Wat_DamnakBut what was perhaps even more exciting was the balance and acidity that Rivière is achieving with so many exciting local ingredients. Slices of water lily alongside grilled pieces of frog meat; rice flakes, the produce of the rice crop before it is milled, formed into a pancake with thin slices of the local sausage and a tamarind sauce; tiny prawns in a fish consommé with slices of ultra-tart star fruit; and a fillet of freshwater croacker fish, skewered and quickly grilled on a plate of edible flowers. With coffee came glasses of thin slices of pomelo, banana and tamarind dried and then coated in sugar. Dinner for three with a bottle of French wine (naturally) – a Côtes du Rhône 2009 from Gabriel Liogier – came to US$100 excluding service.
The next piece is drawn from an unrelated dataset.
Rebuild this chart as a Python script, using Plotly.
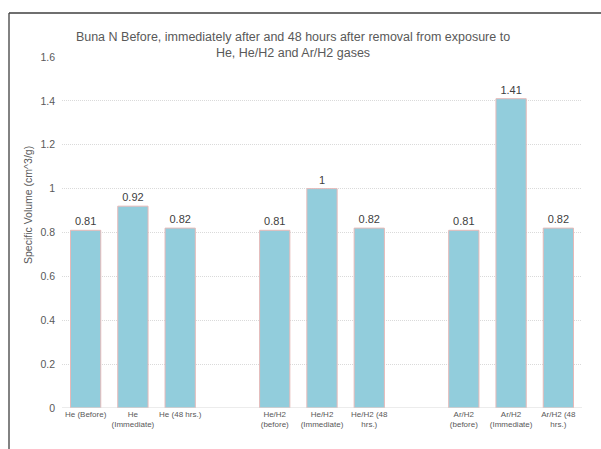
import plotly.graph_objects as go

# Category slots (blank slots separate the three gas groups)
categories = ["He (Before)", "He<br>(Immediate)", "He (48 hrs.)", " ",
              "He/H2<br>(before)", "He/H2<br>(Immediate)", "He/H2 (48<br>hrs.)", "  ",
              "Ar/H2<br>(before)", "Ar/H2<br>(Immediate)", "Ar/H2 (48<br>hrs.)"]
specific_volume = [0.81, 0.92, 0.82, None,
                   0.81, 1.0, 0.82, None,
                   0.81, 1.41, 0.82]
y_ticks = [0, 0.2, 0.4, 0.6, 0.8, 1.0, 1.2, 1.4, 1.6]
y_tick_text = ["0", "0.2", "0.4", "0.6", "0.8", "1", "1.2", "1.4", "1.6"]

labels = [None if v is None else f"{v:g}" for v in specific_volume]

W, H = 601, 449
ML, MR, MT, MB = 62, 19, 57, 41

fig = go.Figure(go.Bar(
    x=categories,
    y=specific_volume,
    text=labels,
    textposition="outside",
    cliponaxis=False,
    textfont=dict(family="Liberation Sans, Arial", size=11, color="#404040"),
    marker=dict(color="#92CDDC", line=dict(color="#E6B9B8", width=1)),
    hoverinfo="x+y",
))

pw = W - ML - MR
ph = H - MT - MB
# outer frame: left and top edges
fx0 = (9 - ML) / pw
fy1 = 1 + (MT - 13) / ph
fy0 = -(MB) / ph - 0.01
fx1 = 1 + MR / pw + 0.01

fig.update_layout(
    width=W, height=H,
    margin=dict(l=ML, r=MR, t=MT, b=MB),
    paper_bgcolor="white", plot_bgcolor="white",
    bargap=0.36,
    showlegend=False,
    font=dict(family="Liberation Sans, Arial", color="#595959"),
    title=dict(
        text="Buna N Before, immediately after and 48 hours after removal from exposure to<br>He, He/H2 and Ar/H2 gases",
        x=293 / W, xanchor="center",
        y=1 - 41 / H, yanchor="top",
        font=dict(size=12.5, color="#595959"),
    ),
    xaxis=dict(
        type="category",
        categoryorder="array", categoryarray=categories,
        showgrid=False, zeroline=False, showline=False, ticks="",
        tickfont=dict(size=8, color="#595959"),
        tickangle=0,
    ),
    yaxis=dict(
        range=[0, 1.6],
        tickvals=y_ticks, ticktext=y_tick_text,
        showgrid=True, gridcolor="#DADADA", griddash="1px,1px", gridwidth=1,
        zeroline=False, showline=False, ticks="",
        ticklabelstandoff=6,
        tickfont=dict(size=10.5, color="#595959"),
    ),
    shapes=[
        dict(type="line", xref="paper", yref="paper", x0=fx0, x1=fx0, y0=fy0, y1=fy1,
             line=dict(color="#3F3F3F", width=1.3)),
        dict(type="line", xref="paper", yref="paper", x0=fx0, x1=fx1, y0=fy1, y1=fy1,
             line=dict(color="#3F3F3F", width=1.3)),
        dict(type="line", xref="paper", yref="y", x0=0, x1=1, y0=0, y1=0,
             line=dict(color="#D9D9D9", width=1)),
    ],
    annotations=[
        dict(text="Specific Volume (cm^3/g)", xref="paper", yref="paper",
             x=(28 - ML) / pw, y=1 - (205 - MT) / ph, textangle=-90,
             showarrow=False, xanchor="center", yanchor="middle",
             font=dict(size=10.5, color="#595959")),
    ],
)

fig.write_html("out.html")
Rivière subsequently explained that his mission was to stay as close as possible to the French practice of shopping in the market for that night’s menu and that his son’s arrival had rendered his former electric alarm clock redundant. Two mornings later we set off on his motorbike for his favourite market, Psaa Cha, one of the oldest in Siem Reap.

Before we plunged into its narrow, bustling byways, Rivière laid down a few guidelines. That Cambodians don’t really like the flavour of saltwater fish, much preferring the freshwater fish and prawns that come from Tonlé Sap, the huge lake and river system nearby, and that the country has over 1,000 different species of freshwater fish, of which 500 are commercially available, the second biggest variety of freshwater fish in the world after the Amazon basin. That because the local fishing season is seasonal, entirely dependent on the flooding of the Mekong river, Cambodians have mastered every method of preserving fish, including the pungent fish paste that is so widely used. And that wherever there were those staples of French cooking – carrots, garlic, onions and potatoes – these would be imported as they do not grow in Cambodia at all. Instead he would be looking out for gourds, water-lily stems, green tamarind, lemon grass and pumpkin.

What Rivière had not revealed, however, was quite how effectively he has mastered the Cambodian language, complete with its 42 vowels, and how fondly he was welcomed by the women who sat cross-legged by their stalls. There was a continual stream of banter and smiles all round as Rivière poked his way round their goods, offering me pieces of salads and fruits I had not eaten before and prefacing each introduction with whether this one was, or was not, one of his chosen suppliers and why.

Proof, if any were needed, that the chef may choose to leave France but a strong element of France will always reside within him.